2. Policy-Driven Movers: GSE IPO Rumors Spark Frenzy
Fannie Mae (FNMA) & Freddie Mac (FMCC) surged on speculation that the Trump administration may push for their re-IPO this year. The government-controlled mortgage giants, in conservatorship since the 2008 financial crisis, could be valued above $500 billion on re-listing. Bill Ackman, a major shareholder, is reportedly lobbying for the move. Bulls argue that post-rate-cut mortgage demand could boost origination volumes and earnings.
3. IPOs & High-Beta Plays: Volatility Remains High
- FLY fell nearly 17% on its second day of trading after a strong debut, raising fears of a near-term “halving” in price. Pre-listing IPO price hikes drew criticism, with fundamentals seen as weak and valuations driven largely by speculative hype. Some expect a break below the $35 IPO price within three months.
- SoundHound AI (SOUN): Q2 revenue of $42.7M (+217% YoY) beat expectations, and guidance was raised to $160–178M. Wedbush sees strong vertical adoption and suggests pullbacks could offer entry points. Shares spiked post-earnings.
- The Trade Desk (TTD): Q2 revenue of $694M (+19% YoY) and EPS of $0.41 (+4%) missed growth momentum seen at peers like Meta and Google. CEO cited tariff uncertainty weighing on ad clients, and the CFO’s resignation added pressure. BofA downgraded to “Underperform,” slashing target from $130 to $50. Shares plunged 38%, with a near-term recovery unlikely.
4. Cyclicals & Consumer: Tariff and Demand Headwinds
- MP Materials (MP): Q2 output surged 120%, narrowing losses to $0.13/share (beat estimates). Shares hit new highs on tailwinds from U.S. policy to reduce foreign rare-earth reliance. MP has strong ties with the U.S. DoD (largest shareholder) and Apple ($500M supply deal). While near-term prices look stretched, pullbacks could offer buying opportunities.
- Crocs (CROX): Missed on Q2 results, citing weak consumer demand and reduced H2 orders. CEO warned discretionary spending caution would weigh on sales and withheld full-year guidance. Apparel/footwear peers (DECK, LULU) remain under pressure from Southeast Asia import tariffs; recovery may be slow, with CROX possibly sliding below $60.
5. Space Stocks: Momentum Fades Without Policy Catalyst
Redwire (RDW): Q2 net loss widened to $97M (vs. $18.1M last year) on revenue of $61.8M (-21% YoY). FY revenue guidance was cut sharply to $386–445M from $535–605M. Without new space-policy catalysts, speculative small-cap names like RDW may struggle to sustain rallies.
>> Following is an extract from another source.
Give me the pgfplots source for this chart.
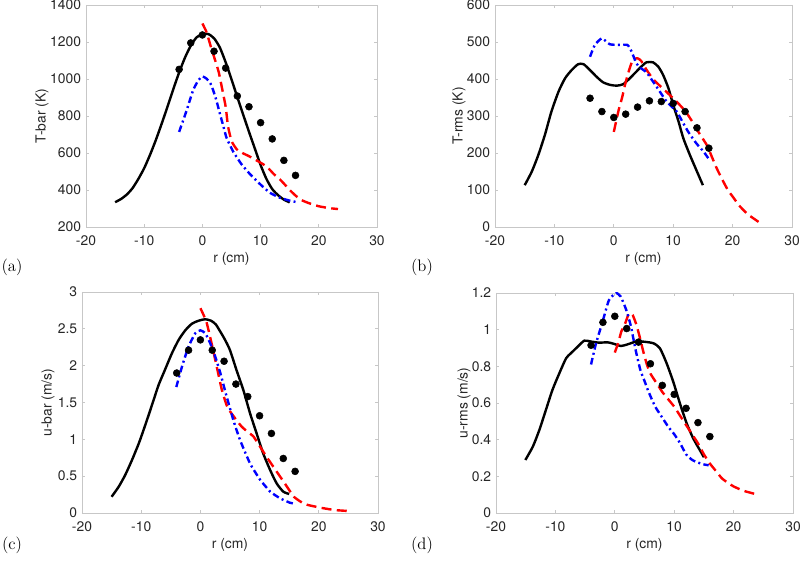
\documentclass[border=0pt]{standalone}
\usepackage{pgfplots}
\pgfplotsset{compat=1.18}
\usepackage{fontspec}
\newfontfamily\hv{TeX Gyre Heros}
\definecolor{axgray}{gray}{0.78}
\definecolor{txtgray}{HTML}{262626}
\pgfplotsset{
  mpanel/.style={
    scale only axis, anchor=south west,
    xmin=-20, xmax=30, xtick={-20,-10,0,10,20,30},
    tick align=inside, major tick length=2.6pt,
    axis line style={axgray, line width=0.5pt},
    tick style={axgray, line width=0.5pt},
    ticklabel style={font=\hv\fontsize{10.4}{12}\selectfont, text=txtgray, inner sep=1pt},
    xticklabel style={yshift=-5pt},
    yticklabel style={xshift=-2.5pt},
    label style={font=\hv\fontsize{10.4}{12}\selectfont, text=txtgray},
    /pgf/number format/assume math mode=true,
    /pgf/number format/1000 sep={},
    xlabel={r (cm)},
    xlabel style={at={(axis description cs:0.5,-0.145)}, anchor=center},
  },
  ylab/.style={ylabel style={at={(axis description cs:#1,0.5)}, anchor=center}},
  sim/.style={black, solid, line width=1.8pt, no marks, smooth, tension=0.4},
  exp/.style={black, only marks, mark=*, mark size=2.6pt},
  les/.style={red, line width=1.8pt, no marks, smooth, tension=0.3, dash pattern=on 7.5pt off 4pt},
  rans/.style={blue, line width=1.8pt, no marks, smooth, tension=0.3, dash pattern=on 5pt off 2.5pt on 1.5pt off 2.5pt},
}
\begin{document}
\begin{tikzpicture}
\useasboundingbox (0,0) rectangle (600pt,424.5pt);

% (a) mean temperature
\begin{axis}[mpanel, at={(64.5pt,254.25pt)}, width=218.25pt, height=166.5pt,
  ymin=200, ymax=1400, ytick={200,400,600,800,1000,1200,1400}, ylabel={T-bar (K)}, ylab=-0.151]
\addplot[sim] coordinates {(-15,334)(-14,351)(-13,375)(-12,410)(-11,460)(-10,518)(-9,590)(-8,670)(-7,758)(-6,850)(-5,945)(-4,1035)(-3,1115)(-2,1180)(-1,1225)(0,1242)(1,1243)(2,1220)(3,1170)(4,1090)(5,998)(6,902)(7,808)(8,715)(9,625)(10,535)(11,460)(12,405)(13,372)(14,348)(15,333)};
\addplot[les] coordinates {(0,1300)(0.7,1254)(1.4,1180)(2,1120)(2.8,1038)(3.5,930)(4,850)(4.4,745)(5,665)(5.9,620)(7,598)(8,583)(9.4,558)(10.5,538)(11.5,512)(12.3,485)(13.3,458)(14.2,428)(15,400)(16,370)(17,346)(18.2,330)(20,312)(21.8,302)(23.3,297)};
\addplot[rans] coordinates {(-4,714)(-2.7,831)(-1.6,939)(-0.7,993)(0,1014)(0.7,1002)(1.4,975)(1.85,939)(2.4,885)(3,813)(3.6,745)(4.15,682)(5.3,607)(6.7,540)(8.2,485)(9.9,432)(11.6,385)(13.4,357)(15.3,340)(16,336)};
\addplot[exp] coordinates {(-4,1052)(-2,1195)(0,1238)(2,1150)(4,1059)(6,908)(8,850)(10,764)(12,676)(14,560)(16,479)};
\end{axis}

% (b) rms temperature
\begin{axis}[mpanel, at={(371.25pt,254.25pt)}, width=222.75pt, height=166.5pt,
  ymin=0, ymax=600, ytick={0,100,200,300,400,500,600}, ylabel={T-rms (K)}, ylab=-0.121]
\addplot[sim] coordinates {(-15,113)(-13.8,150)(-12.7,195)(-11.6,249)(-10.5,312)(-9.3,366)(-8.2,402)(-7.1,424)(-6,440)(-5.1,440)(-4,424)(-2.9,406)(-1.8,391)(-0.6,384)(0.5,382)(1.6,386)(2.7,402)(3.8,420)(4.6,433)(5.5,445)(6.6,445)(7.5,433)(8.3,411)(9.2,375)(10,330)(10.9,285)(11.7,240)(12.8,195)(14,150)(15,113)};
\addplot[les] coordinates {(0,257)(0.8,315)(1.4,350)(1.9,385)(2.5,420)(3.2,452)(4,456)(4.6,449)(5.5,425)(6.7,398)(8,378)(9.4,357)(10.8,335)(12.1,312)(13.2,285)(14.2,258)(15.7,220)(17.2,163)(18.2,130)(19.2,100)(20.2,78)(21.1,58)(22.5,35)(23.9,19)(24.7,10)};
\addplot[rans] coordinates {(-4,460)(-3.2,492)(-2,510)(-0.7,494)(0.8,492)(2.3,492)(3,474)(3.8,442)(4.5,430)(5.5,418)(6.3,400)(7.2,379)(8.9,339)(10.6,312)(11.4,289)(12.5,258)(13.9,226)(15.1,204)(15.9,186)};
\addplot[exp] coordinates {(-4,348)(-2,312)(0,296)(2,305)(4,324)(6,341)(8,339)(10,334)(12,312)(14,268)(16,213)};
\end{axis}

% (c) mean velocity
\begin{axis}[mpanel, at={(61.5pt,39.75pt)}, width=222pt, height=165.75pt,
  ymin=0, ymax=3, ytick={0,0.5,1,1.5,2,2.5,3}, ylabel={u-bar (m/s)}, ylab=-0.115]
\addplot[sim] coordinates {(-15,0.22)(-13.8,0.357)(-12.7,0.516)(-11.55,0.72)(-10.4,0.946)(-9.6,1.127)(-8.74,1.33)(-7.9,1.534)(-7.05,1.74)(-5.9,1.96)(-4.8,2.17)(-3.67,2.35)(-2.55,2.48)(-1.42,2.57)(-0.3,2.61)(0.8,2.63)(1.8,2.61)(2.6,2.56)(3.3,2.47)(4.1,2.36)(5,2.21)(6.1,1.94)(7.25,1.67)(8.4,1.35)(9.5,1.08)(10.6,0.81)(11.8,0.58)(12.9,0.40)(14,0.29)(15,0.258)};
\addplot[les] coordinates {(0,2.78)(1,2.6)(1.9,2.3)(2.75,1.99)(3.6,1.68)(4.4,1.47)(5,1.38)(6.1,1.26)(7,1.17)(8,1.10)(8.95,1.04)(10,0.91)(11.2,0.76)(12.3,0.63)(13.5,0.49)(14.6,0.36)(15.8,0.22)(17,0.15)(18.1,0.11)(20.4,0.07)(22.7,0.04)(25,0.027)};
\addplot[rans] coordinates {(-4.07,1.71)(-3.1,1.99)(-2,2.26)(-0.86,2.44)(0,2.48)(0.83,2.44)(1.68,2.30)(2.52,2.12)(3.37,1.90)(4.3,1.62)(5.57,1.26)(6.7,0.99)(8.4,0.67)(10.1,0.45)(11.8,0.29)(13.45,0.2)(15.1,0.14)(16,0.125)};
\addplot[exp] coordinates {(-4,1.90)(-2,2.21)(0,2.35)(2,2.21)(4,2.06)(6,1.75)(8,1.58)(10,1.32)(12,1.08)(14,0.74)(16,0.565)};
\end{axis}

% (d) rms velocity
\begin{axis}[mpanel, at={(372pt,39.75pt)}, width=222.75pt, height=165pt,
  ymin=0, ymax=1.2, ytick={0,0.2,0.4,0.6,0.8,1,1.2}, ylabel={u-rms (m/s)}, ylab=-0.108]
\addplot[sim] coordinates {(-15.06,0.289)(-13.8,0.362)(-12.7,0.453)(-11.6,0.562)(-10.5,0.671)(-9.34,0.762)(-8.2,0.844)(-7.4,0.871)(-6.25,0.907)(-5.13,0.94)(-4,0.935)(-2.6,0.929)(-1.2,0.931)(-0.08,0.922)(1.04,0.911)(2.17,0.92)(3.57,0.935)(4.7,0.935)(6.48,0.926)(7.6,0.898)(8.72,0.817)(9.84,0.716)(10.96,0.598)(12.1,0.489)(13.2,0.407)(14.3,0.344)(15,0.304)};
\addplot[les] coordinates {(0,0.875)(0.6,0.93)(1.1,0.99)(1.7,1.03)(2.4,1.09)(3.0,1.08)(3.6,1.03)(4.2,0.96)(4.8,0.88)(5.4,0.81)(6,0.76)(7,0.71)(8,0.66)(9,0.62)(10,0.58)(11,0.53)(12,0.48)(13,0.43)(14,0.38)(15,0.32)(16,0.27)(17,0.23)(18,0.19)(19,0.165)(20,0.145)(21,0.13)(22,0.118)(23.7,0.103)};
\addplot[rans] coordinates {(-4,0.81)(-3.2,0.92)(-2,1.05)(-1,1.16)(0.2,1.2)(1,1.18)(1.9,1.11)(2.7,1.02)(3.5,0.89)(4.3,0.78)(5,0.72)(5.7,0.66)(6.8,0.58)(8,0.52)(9,0.47)(10,0.43)(11,0.38)(12,0.32)(13,0.29)(14,0.275)(15,0.265)(15.8,0.26)};
\addplot[exp] coordinates {(-4,0.915)(-2,1.04)(0,1.073)(2,1.006)(4,0.932)(6,0.814)(8,0.696)(10,0.647)(12,0.571)(14,0.493)(16,0.417)};
\end{axis}

\node[font=\fontsize{12.5}{14}\selectfont] at (9pt,224.25pt) {(a)};
\node[font=\fontsize{12.5}{14}\selectfont] at (316.5pt,224.25pt) {(b)};
\node[font=\fontsize{12.5}{14}\selectfont] at (9pt,15.75pt) {(c)};
\node[font=\fontsize{12.5}{14}\selectfont] at (316.5pt,15.75pt) {(d)};
\end{tikzpicture}
\end{document}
IV. Market Characteristics & Forward Watch
Current market tone combines tech leadership with divergent capital flows:
- High valuations & crowding risk: Mag 7’s market share near one-third of total U.S. equity value raises the probability of rotation.
- Liquidity caution: Rising cash allocations suggest latent selling pressure.
- Key technical & macro markers: A Nasdaq 100 drop below its 5-day MA could trigger technical selling. Next drivers include the Fed’s rate-cut timeline, CPI data, and tech earnings to justify stretched multiples.